>> BEGIN RAW DATA

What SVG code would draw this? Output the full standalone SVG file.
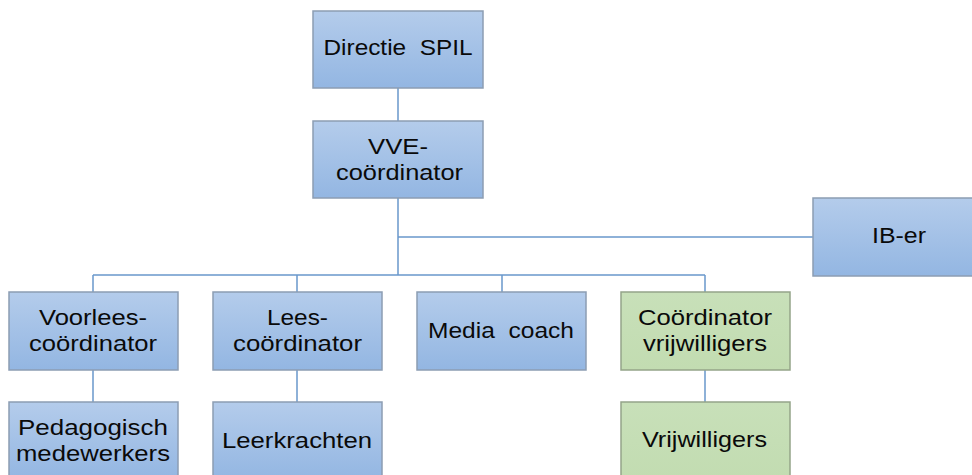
<svg xmlns="http://www.w3.org/2000/svg" width="972" height="475" viewBox="0 0 972 475">
<defs>
<linearGradient id="gb" x1="0" y1="0" x2="0" y2="1">
<stop offset="0" stop-color="#b4cceb"/>
<stop offset="1" stop-color="#93b6e2"/>
</linearGradient>
<linearGradient id="gg" x1="0" y1="0" x2="0" y2="1">
<stop offset="0" stop-color="#c8e0b9"/>
<stop offset="1" stop-color="#c2dcb1"/>
</linearGradient>
</defs>
<style>
.b{fill:url(#gb);stroke:#8c9db3;stroke-width:1.5}
.g{fill:url(#gg);stroke:#94a489;stroke-width:1.5}
.t{font-family:"Liberation Sans",Arial,sans-serif;font-size:22px;fill:#0a0a0a;text-anchor:middle;white-space:pre}
.c{fill:none;stroke:#6a98cc;stroke-width:1.5}
</style>
<rect width="972" height="475" fill="#fff"/>
<g id="connectors">
<path class="c" d="M398 88V121M398 198V275M398 237H813M93 275H705M93 275V292M297 275V292M502 275V292M705 275V292M93 370V402M297 370V402M705 370V402"/>
</g>
<g id="directie"><rect class="b" x="313" y="11" width="170" height="77"/><text class="t" x="398" y="55" textLength="149" lengthAdjust="spacingAndGlyphs" xml:space="preserve">Directie  SPIL</text></g>
<g id="vve"><rect class="b" x="313" y="121" width="170" height="77"/><text class="t" x="398" y="154" textLength="60" lengthAdjust="spacingAndGlyphs">VVE-</text><text class="t" x="399.5" y="180" textLength="127" lengthAdjust="spacingAndGlyphs">coördinator</text></g>
<g id="iber"><rect class="b" x="813" y="198" width="162" height="78"/><text class="t" x="899" y="243" textLength="54" lengthAdjust="spacingAndGlyphs">IB-er</text></g>
<g id="voorlees"><rect class="b" x="9" y="292" width="169" height="78"/><text class="t" x="93" y="325" textLength="108" lengthAdjust="spacingAndGlyphs">Voorlees-</text><text class="t" x="93" y="351" textLength="128" lengthAdjust="spacingAndGlyphs">coördinator</text></g>
<g id="lees"><rect class="b" x="213" y="292" width="169" height="78"/><text class="t" x="297.5" y="325" textLength="61" lengthAdjust="spacingAndGlyphs">Lees-</text><text class="t" x="297.5" y="351" textLength="129" lengthAdjust="spacingAndGlyphs">coördinator</text></g>
<g id="media"><rect class="b" x="417" y="292" width="169" height="78"/><text class="t" x="501" y="338" textLength="146" lengthAdjust="spacingAndGlyphs" xml:space="preserve">Media  coach</text></g>
<g id="coordvrij"><rect class="g" x="621" y="292" width="169" height="78"/><text class="t" x="705" y="325" textLength="134" lengthAdjust="spacingAndGlyphs">Coördinator</text><text class="t" x="705" y="351" textLength="124" lengthAdjust="spacingAndGlyphs">vrijwilligers</text></g>
<g id="pedagogisch"><rect class="b" x="9" y="402" width="169" height="78"/><text class="t" x="93" y="435" textLength="150" lengthAdjust="spacingAndGlyphs">Pedagogisch</text><text class="t" x="93" y="461" textLength="154" lengthAdjust="spacingAndGlyphs">medewerkers</text></g>
<g id="leerkrachten"><rect class="b" x="213" y="402" width="169" height="78"/><text class="t" x="297" y="448" textLength="150" lengthAdjust="spacingAndGlyphs">Leerkrachten</text></g>
<g id="vrijwilligers"><rect class="g" x="621" y="402" width="169" height="78"/><text class="t" x="704.5" y="447" textLength="125" lengthAdjust="spacingAndGlyphs">Vrijwilligers</text></g>
</svg>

>> END RAW DATA

AIM OF THE EXERCISE - Transcribe the material as is, with images omitted.

SOLVED PROBLEM -
What SVG code would draw this? Output the full standalone SVG file.
<svg xmlns="http://www.w3.org/2000/svg" width="972" height="475" viewBox="0 0 972 475">
<defs>
<linearGradient id="gb" x1="0" y1="0" x2="0" y2="1">
<stop offset="0" stop-color="#b4cceb"/>
<stop offset="1" stop-color="#93b6e2"/>
</linearGradient>
<linearGradient id="gg" x1="0" y1="0" x2="0" y2="1">
<stop offset="0" stop-color="#c8e0b9"/>
<stop offset="1" stop-color="#c2dcb1"/>
</linearGradient>
</defs>
<style>
.b{fill:url(#gb);stroke:#8c9db3;stroke-width:1.5}
.g{fill:url(#gg);stroke:#94a489;stroke-width:1.5}
.t{font-family:"Liberation Sans",Arial,sans-serif;font-size:22px;fill:#0a0a0a;text-anchor:middle;white-space:pre}
.c{fill:none;stroke:#6a98cc;stroke-width:1.5}
</style>
<rect width="972" height="475" fill="#fff"/>
<g id="connectors">
<path class="c" d="M398 88V121M398 198V275M398 237H813M93 275H705M93 275V292M297 275V292M502 275V292M705 275V292M93 370V402M297 370V402M705 370V402"/>
</g>
<g id="directie"><rect class="b" x="313" y="11" width="170" height="77"/><text class="t" x="398" y="55" textLength="149" lengthAdjust="spacingAndGlyphs" xml:space="preserve">Directie  SPIL</text></g>
<g id="vve"><rect class="b" x="313" y="121" width="170" height="77"/><text class="t" x="398" y="154" textLength="60" lengthAdjust="spacingAndGlyphs">VVE-</text><text class="t" x="399.5" y="180" textLength="127" lengthAdjust="spacingAndGlyphs">coördinator</text></g>
<g id="iber"><rect class="b" x="813" y="198" width="162" height="78"/><text class="t" x="899" y="243" textLength="54" lengthAdjust="spacingAndGlyphs">IB-er</text></g>
<g id="voorlees"><rect class="b" x="9" y="292" width="169" height="78"/><text class="t" x="93" y="325" textLength="108" lengthAdjust="spacingAndGlyphs">Voorlees-</text><text class="t" x="93" y="351" textLength="128" lengthAdjust="spacingAndGlyphs">coördinator</text></g>
<g id="lees"><rect class="b" x="213" y="292" width="169" height="78"/><text class="t" x="297.5" y="325" textLength="61" lengthAdjust="spacingAndGlyphs">Lees-</text><text class="t" x="297.5" y="351" textLength="129" lengthAdjust="spacingAndGlyphs">coördinator</text></g>
<g id="media"><rect class="b" x="417" y="292" width="169" height="78"/><text class="t" x="501" y="338" textLength="146" lengthAdjust="spacingAndGlyphs" xml:space="preserve">Media  coach</text></g>
<g id="coordvrij"><rect class="g" x="621" y="292" width="169" height="78"/><text class="t" x="705" y="325" textLength="134" lengthAdjust="spacingAndGlyphs">Coördinator</text><text class="t" x="705" y="351" textLength="124" lengthAdjust="spacingAndGlyphs">vrijwilligers</text></g>
<g id="pedagogisch"><rect class="b" x="9" y="402" width="169" height="78"/><text class="t" x="93" y="435" textLength="150" lengthAdjust="spacingAndGlyphs">Pedagogisch</text><text class="t" x="93" y="461" textLength="154" lengthAdjust="spacingAndGlyphs">medewerkers</text></g>
<g id="leerkrachten"><rect class="b" x="213" y="402" width="169" height="78"/><text class="t" x="297" y="448" textLength="150" lengthAdjust="spacingAndGlyphs">Leerkrachten</text></g>
<g id="vrijwilligers"><rect class="g" x="621" y="402" width="169" height="78"/><text class="t" x="704.5" y="447" textLength="125" lengthAdjust="spacingAndGlyphs">Vrijwilligers</text></g>
</svg>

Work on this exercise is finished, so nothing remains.